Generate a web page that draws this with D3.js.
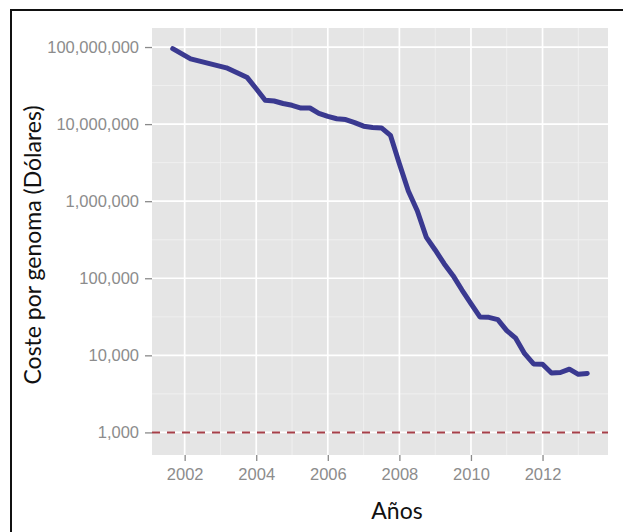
<!DOCTYPE html>
<html>
<head>
<meta charset="utf-8">
<script src="https://cdn.jsdelivr.net/npm/d3@7"></script>
<style>
  html, body { margin: 0; padding: 0; background: #fff; }
  svg { display: block; }
</style>
</head>
<body>
<svg id="chart" width="623" height="532"></svg>
<script>
// Sequencing cost per genome (USD), by quarter
const dates = [
  "2001-09", "2002-03", "2002-09", "2003-03", "2003-10", "2004-01", "2004-04",
  "2004-07", "2004-10", "2005-01", "2005-04", "2005-07", "2005-10", "2006-01",
  "2006-04", "2006-07", "2006-10", "2007-01", "2007-04", "2007-07", "2007-10",
  "2008-01", "2008-04", "2008-07", "2008-10", "2009-01", "2009-04", "2009-07",
  "2009-10", "2010-01", "2010-04", "2010-07", "2010-10", "2011-01", "2011-04",
  "2011-07", "2011-10", "2012-01", "2012-04", "2012-07", "2012-10", "2013-01",
  "2013-04"
];
const costs = [
  95263072, 70175437, 61448422, 53751684, 40153886, 28780376, 20442576,
  19934346, 18519312, 17534970, 16159699, 16180224, 13801124, 12585659,
  11732535, 11455315, 10474556, 9408739, 9047003, 8927342, 7147571,
  3063820, 1352982, 752080, 342502, 232735, 154714, 108065,
  70333, 46774, 31512, 31125, 29092, 20963, 16712,
  10497, 7743, 7666, 5901, 5985, 6618, 5671,
  5826
];
const referenceCost = 1000;             // dashed reference line
const yTicks = [1e3, 1e4, 1e5, 1e6, 1e7, 1e8];
const xTicks = [2002, 2004, 2006, 2008, 2010, 2012];
const xMinor = [2003, 2005, 2007, 2009, 2011, 2013];
const yMinorExp = [3.5, 4.5, 5.5, 6.5, 7.5];
const yTitle = "Coste por genoma (Dólares)";
const xTitle = "Años";

const toYear = s => { const [y, m] = s.split("-").map(Number); return y + (m - 1) / 12; };
const data = dates.map((d, i) => ({ t: toYear(d), v: costs[i] }));

const svg = d3.select("#chart");
const W = 623, H = 532;
const panel = { left: 152, right: 608, top: 28, bottom: 455 };

// outer frame
svg.append("rect")
  .attr("x", 11).attr("y", 10)
  .attr("width", W + 20).attr("height", H + 20)
  .attr("fill", "none").attr("stroke", "#111").attr("stroke-width", 2);

// scales with 5% expansion around the data + reference line
const tExt = d3.extent(data, d => d.t);
const tPad = (tExt[1] - tExt[0]) * 0.05;
const x = d3.scaleLinear().domain([tExt[0] - tPad, tExt[1] + tPad]).range([panel.left, panel.right]);
const y = d3.scaleLog().domain([Math.pow(10, 2.707), Math.pow(10, 8.247)]).range([panel.bottom, panel.top]);

// panel background
svg.append("rect")
  .attr("x", panel.left).attr("y", panel.top)
  .attr("width", panel.right - panel.left).attr("height", panel.bottom - panel.top)
  .attr("fill", "#e5e5e5");

const grid = svg.append("g");
// minor grid
grid.selectAll(".vminor").data(xMinor.filter(v => x(v) < panel.right)).enter().append("line")
  .attr("x1", d => x(d)).attr("x2", d => x(d))
  .attr("y1", panel.top).attr("y2", panel.bottom)
  .attr("stroke", "#f1f1f1").attr("stroke-width", 0.9);
grid.selectAll(".hminor").data(yMinorExp).enter().append("line")
  .attr("x1", panel.left).attr("x2", panel.right)
  .attr("y1", d => y(Math.pow(10, d))).attr("y2", d => y(Math.pow(10, d)))
  .attr("stroke", "#f1f1f1").attr("stroke-width", 0.9);
// major grid
grid.selectAll(".vmajor").data(xTicks).enter().append("line")
  .attr("x1", d => x(d)).attr("x2", d => x(d))
  .attr("y1", panel.top).attr("y2", panel.bottom)
  .attr("stroke", "#ffffff").attr("stroke-width", 1.7);
grid.selectAll(".hmajor").data(yTicks).enter().append("line")
  .attr("x1", panel.left).attr("x2", panel.right)
  .attr("y1", d => y(d)).attr("y2", d => y(d))
  .attr("stroke", "#ffffff").attr("stroke-width", 1.7);

// reference line
svg.append("line")
  .attr("x1", panel.left).attr("x2", panel.right)
  .attr("y1", y(referenceCost)).attr("y2", y(referenceCost))
  .attr("stroke", "#a63f48").attr("stroke-width", 2)
  .attr("stroke-dasharray", "8,7");

// cost line
svg.append("path")
  .datum(data)
  .attr("d", d3.line().x(d => x(d.t)).y(d => y(d.v)))
  .attr("fill", "none")
  .attr("stroke", "#3a3990")
  .attr("stroke-width", 5)
  .attr("stroke-linejoin", "round")
  .attr("stroke-linecap", "round");

// axes
const tickFont = "'Liberation Sans', Arial, sans-serif";
const yAxis = svg.append("g")
  .attr("transform", `translate(${panel.left},0)`)
  .call(d3.axisLeft(y).tickValues(yTicks).tickFormat(d3.format(",")).tickSize(7).tickPadding(6));
const xAxis = svg.append("g")
  .attr("transform", `translate(0,${panel.bottom})`)
  .call(d3.axisBottom(x).tickValues(xTicks).tickFormat(d3.format("d")).tickSize(6).tickPadding(7));
[yAxis, xAxis].forEach(g => {
  g.select(".domain").remove();
  g.selectAll(".tick line").attr("stroke", "#8a8a8a").attr("stroke-width", 1.3);
  g.selectAll(".tick text")
    .attr("fill", "#8c8c8c")
    .style("font-family", tickFont)
    .style("font-size", "16.5px");
});

// axis titles
const titleFont = "Lato, 'Open Sans', sans-serif";
svg.append("text")
  .attr("x", 397).attr("y", 519)
  .attr("text-anchor", "middle")
  .style("font-family", titleFont).style("font-size", "23px")
  .attr("fill", "#111")
  .text(xTitle);
svg.append("text")
  .attr("transform", "translate(41,245) rotate(-90)")
  .attr("text-anchor", "middle")
  .style("font-family", titleFont).style("font-size", "23px")
  .attr("fill", "#111")
  .text(yTitle);
</script>
</body>
</html>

## EXERCISE:
Copy the material above in full and exactly, skipping pictures.

## SOLUTION BELOW:
Generate a web page that draws this with D3.js.
<!DOCTYPE html>
<html>
<head>
<meta charset="utf-8">
<script src="https://cdn.jsdelivr.net/npm/d3@7"></script>
<style>
  html, body { margin: 0; padding: 0; background: #fff; }
  svg { display: block; }
</style>
</head>
<body>
<svg id="chart" width="623" height="532"></svg>
<script>
// Sequencing cost per genome (USD), by quarter
const dates = [
  "2001-09", "2002-03", "2002-09", "2003-03", "2003-10", "2004-01", "2004-04",
  "2004-07", "2004-10", "2005-01", "2005-04", "2005-07", "2005-10", "2006-01",
  "2006-04", "2006-07", "2006-10", "2007-01", "2007-04", "2007-07", "2007-10",
  "2008-01", "2008-04", "2008-07", "2008-10", "2009-01", "2009-04", "2009-07",
  "2009-10", "2010-01", "2010-04", "2010-07", "2010-10", "2011-01", "2011-04",
  "2011-07", "2011-10", "2012-01", "2012-04", "2012-07", "2012-10", "2013-01",
  "2013-04"
];
const costs = [
  95263072, 70175437, 61448422, 53751684, 40153886, 28780376, 20442576,
  19934346, 18519312, 17534970, 16159699, 16180224, 13801124, 12585659,
  11732535, 11455315, 10474556, 9408739, 9047003, 8927342, 7147571,
  3063820, 1352982, 752080, 342502, 232735, 154714, 108065,
  70333, 46774, 31512, 31125, 29092, 20963, 16712,
  10497, 7743, 7666, 5901, 5985, 6618, 5671,
  5826
];
const referenceCost = 1000;             // dashed reference line
const yTicks = [1e3, 1e4, 1e5, 1e6, 1e7, 1e8];
const xTicks = [2002, 2004, 2006, 2008, 2010, 2012];
const xMinor = [2003, 2005, 2007, 2009, 2011, 2013];
const yMinorExp = [3.5, 4.5, 5.5, 6.5, 7.5];
const yTitle = "Coste por genoma (Dólares)";
const xTitle = "Años";

const toYear = s => { const [y, m] = s.split("-").map(Number); return y + (m - 1) / 12; };
const data = dates.map((d, i) => ({ t: toYear(d), v: costs[i] }));

const svg = d3.select("#chart");
const W = 623, H = 532;
const panel = { left: 152, right: 608, top: 28, bottom: 455 };

// outer frame
svg.append("rect")
  .attr("x", 11).attr("y", 10)
  .attr("width", W + 20).attr("height", H + 20)
  .attr("fill", "none").attr("stroke", "#111").attr("stroke-width", 2);

// scales with 5% expansion around the data + reference line
const tExt = d3.extent(data, d => d.t);
const tPad = (tExt[1] - tExt[0]) * 0.05;
const x = d3.scaleLinear().domain([tExt[0] - tPad, tExt[1] + tPad]).range([panel.left, panel.right]);
const y = d3.scaleLog().domain([Math.pow(10, 2.707), Math.pow(10, 8.247)]).range([panel.bottom, panel.top]);

// panel background
svg.append("rect")
  .attr("x", panel.left).attr("y", panel.top)
  .attr("width", panel.right - panel.left).attr("height", panel.bottom - panel.top)
  .attr("fill", "#e5e5e5");

const grid = svg.append("g");
// minor grid
grid.selectAll(".vminor").data(xMinor.filter(v => x(v) < panel.right)).enter().append("line")
  .attr("x1", d => x(d)).attr("x2", d => x(d))
  .attr("y1", panel.top).attr("y2", panel.bottom)
  .attr("stroke", "#f1f1f1").attr("stroke-width", 0.9);
grid.selectAll(".hminor").data(yMinorExp).enter().append("line")
  .attr("x1", panel.left).attr("x2", panel.right)
  .attr("y1", d => y(Math.pow(10, d))).attr("y2", d => y(Math.pow(10, d)))
  .attr("stroke", "#f1f1f1").attr("stroke-width", 0.9);
// major grid
grid.selectAll(".vmajor").data(xTicks).enter().append("line")
  .attr("x1", d => x(d)).attr("x2", d => x(d))
  .attr("y1", panel.top).attr("y2", panel.bottom)
  .attr("stroke", "#ffffff").attr("stroke-width", 1.7);
grid.selectAll(".hmajor").data(yTicks).enter().append("line")
  .attr("x1", panel.left).attr("x2", panel.right)
  .attr("y1", d => y(d)).attr("y2", d => y(d))
  .attr("stroke", "#ffffff").attr("stroke-width", 1.7);

// reference line
svg.append("line")
  .attr("x1", panel.left).attr("x2", panel.right)
  .attr("y1", y(referenceCost)).attr("y2", y(referenceCost))
  .attr("stroke", "#a63f48").attr("stroke-width", 2)
  .attr("stroke-dasharray", "8,7");

// cost line
svg.append("path")
  .datum(data)
  .attr("d", d3.line().x(d => x(d.t)).y(d => y(d.v)))
  .attr("fill", "none")
  .attr("stroke", "#3a3990")
  .attr("stroke-width", 5)
  .attr("stroke-linejoin", "round")
  .attr("stroke-linecap", "round");

// axes
const tickFont = "'Liberation Sans', Arial, sans-serif";
const yAxis = svg.append("g")
  .attr("transform", `translate(${panel.left},0)`)
  .call(d3.axisLeft(y).tickValues(yTicks).tickFormat(d3.format(",")).tickSize(7).tickPadding(6));
const xAxis = svg.append("g")
  .attr("transform", `translate(0,${panel.bottom})`)
  .call(d3.axisBottom(x).tickValues(xTicks).tickFormat(d3.format("d")).tickSize(6).tickPadding(7));
[yAxis, xAxis].forEach(g => {
  g.select(".domain").remove();
  g.selectAll(".tick line").attr("stroke", "#8a8a8a").attr("stroke-width", 1.3);
  g.selectAll(".tick text")
    .attr("fill", "#8c8c8c")
    .style("font-family", tickFont)
    .style("font-size", "16.5px");
});

// axis titles
const titleFont = "Lato, 'Open Sans', sans-serif";
svg.append("text")
  .attr("x", 397).attr("y", 519)
  .attr("text-anchor", "middle")
  .style("font-family", titleFont).style("font-size", "23px")
  .attr("fill", "#111")
  .text(xTitle);
svg.append("text")
  .attr("transform", "translate(41,245) rotate(-90)")
  .attr("text-anchor", "middle")
  .style("font-family", titleFont).style("font-size", "23px")
  .attr("fill", "#111")
  .text(yTitle);
</script>
</body>
</html>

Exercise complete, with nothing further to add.